Caroline, I don't think you're necessarily any of those things - you're just a hardworking writer doing the necessary for your new series.

Casanova, another hard worker, was very interested in cross-dressing.

I once performed an interesting experiment on a writing workshop in Venice. While my six female writers were out collecting material, I arranged on the sofas six full costumes with masks. I stuffed the costumes with cushions so they looked as if they were inhabited. The writers came back, and, after they had expressed a gratifying amount of shock and fright, I told them to choose their costumes and their personae for the evening, as we were going out in the dark to experience the power of a hidden identity. The interesting thing was that among these six female writers, the scuffles were over the MALE costumes. Hardly anyone wanted to be a lady.

H.M. Castor said...

Michelle, I want to come to Venice and attend your writing workshops - that sounds amazing!!!

Caroline Lawrence said...

Ooh yes, night time perambulations through Venice disguised as a man in a mask, led by Michelle Lovric. Sign me up!

Juliette you've reminded me about some Syriac "eunuch" hermits I studied when I was doing Hebrew & Jewish Studies! I'll put them in my next blog. :-)

Jon, great point about lack of movement in women's clothing. I might blog about that, too!

Barbara Mitchelhill said...

...and men's clothes are so much more comfortable. How did women manage before it was OK to wear trousers?

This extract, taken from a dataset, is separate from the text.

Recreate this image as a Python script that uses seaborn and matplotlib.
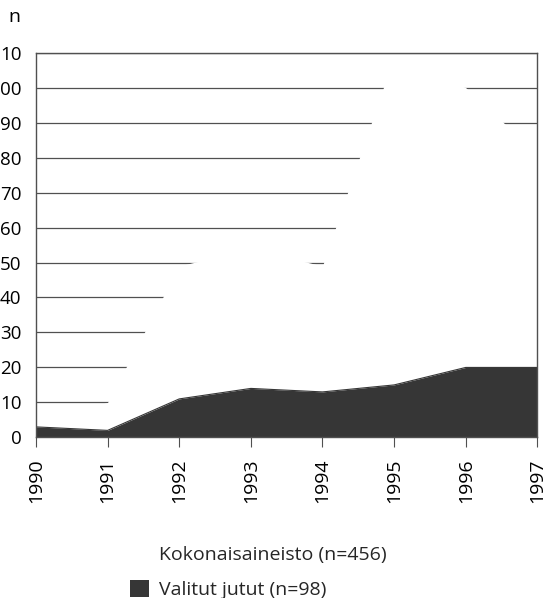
import matplotlib
matplotlib.use("Agg")
import matplotlib.pyplot as plt
import seaborn as sns
import pandas as pd
from matplotlib.patches import Patch

# ---- data ----
years = [1990, 1991, 1992, 1993, 1994, 1995, 1996, 1997]
kokonaisaineisto = [4, 10, 49, 54, 49, 109, 100, 81]   # total (n=456), drawn white
valitut = [3, 2, 11, 14, 13, 15, 20, 20]               # selected (n=98)
y_ticks = [0, 10, 20, 30, 40, 50, 60, 70, 80, 90, 100, 110]
y_ticklabels = ["0", "10", "20", "30", "40", "50", "60", "70", "80", "90", "00", "10"]
legend_labels = ["Kokonaisaineisto (n=456)", "Valitut jutut (n=98)"]

sns.set_theme(style="white")
plt.rcParams["font.family"] = ["Open Sans", "DejaVu Sans"]

df = pd.DataFrame({"vuosi": years, "Kokonaisaineisto": kokonaisaineisto, "Valitut": valitut})

dark = "#363636"
line_col = "#505050"

fig = plt.figure(figsize=(5.45, 5.98), dpi=100)
ax = fig.add_axes([0.066, 0.2686, 0.920, 0.6433])

ax.set_xlim(1990, 1997)
ax.set_ylim(0, 110)
ax.set_yticks(y_ticks)
ax.set_yticklabels(y_ticklabels, fontsize=13.5)
ax.set_xticks(years)
ax.set_xticklabels([str(y) for y in years])

ax.grid(axis="y", color=line_col, lw=0.9)
ax.grid(axis="x", visible=False)
ax.set_axisbelow(True)

ax.fill_between(df["vuosi"], 0, df["Kokonaisaineisto"], color="white", lw=0, zorder=1)
ax.fill_between(df["vuosi"], 0, df["Valitut"], color=dark, lw=0, zorder=2)
sns.lineplot(data=df, x="vuosi", y="Valitut", color=dark, lw=0.8, ax=ax, zorder=2.2)
ax.set_xlabel("")
ax.set_ylabel("")

for s in ax.spines.values():
    s.set_color(line_col)
    s.set_linewidth(1.0)

ax.tick_params(axis="x", bottom=True, length=7, width=0.8, color=line_col,
               direction="out", pad=8, labelsize=14, rotation=90, labelcolor="black")
ax.tick_params(axis="y", left=False, pad=4.5, labelcolor="black")

fig.text(14 / 545, 1 - 17 / 598, "n", ha="center", va="center", fontsize=14, color="black")

handles = [Patch(facecolor="white", edgecolor="none"), Patch(facecolor=dark, edgecolor="none")]
fig.legend(handles, legend_labels, loc="upper left", bbox_to_anchor=(0.2385, 0.089),
           frameon=False, fontsize=14, handlelength=1.0, handleheight=1.0,
           handletextpad=0.5, labelspacing=0.8, borderpad=0, borderaxespad=0)

fig.savefig("out.png", dpi=100)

As far as practicality is concerned, the male of the species had the better deal.

Yes, please sign me up for a Venice workshop, Michelle.

linda collison said...

Love this post!

Crossdressing is a big theme in my series that began with Star-Crossed, originally published by Knopf as a yA in 2006, and soon to be re-released by Fireship Press as the first book in an adult historical fiction series. Through the character Patricia/Patrick I'm exploring the many motives, rewards, and consequences of crossdressing in the mid-18th century nautical world.

Katherine Langrish said...

And I suppose there's Virginia Woolf's Orlando!

Richard said...

Great post, but that link to TV Tropes will ensure no one gets any writing done for the next six hours after reading it!

Alice and Rapunzel said...

Not to mention tonnes of Tamora Pierce historical fantasy novels (which I love). I always enjoy reading a book when a character has to hide their gender to prove something. Great Post!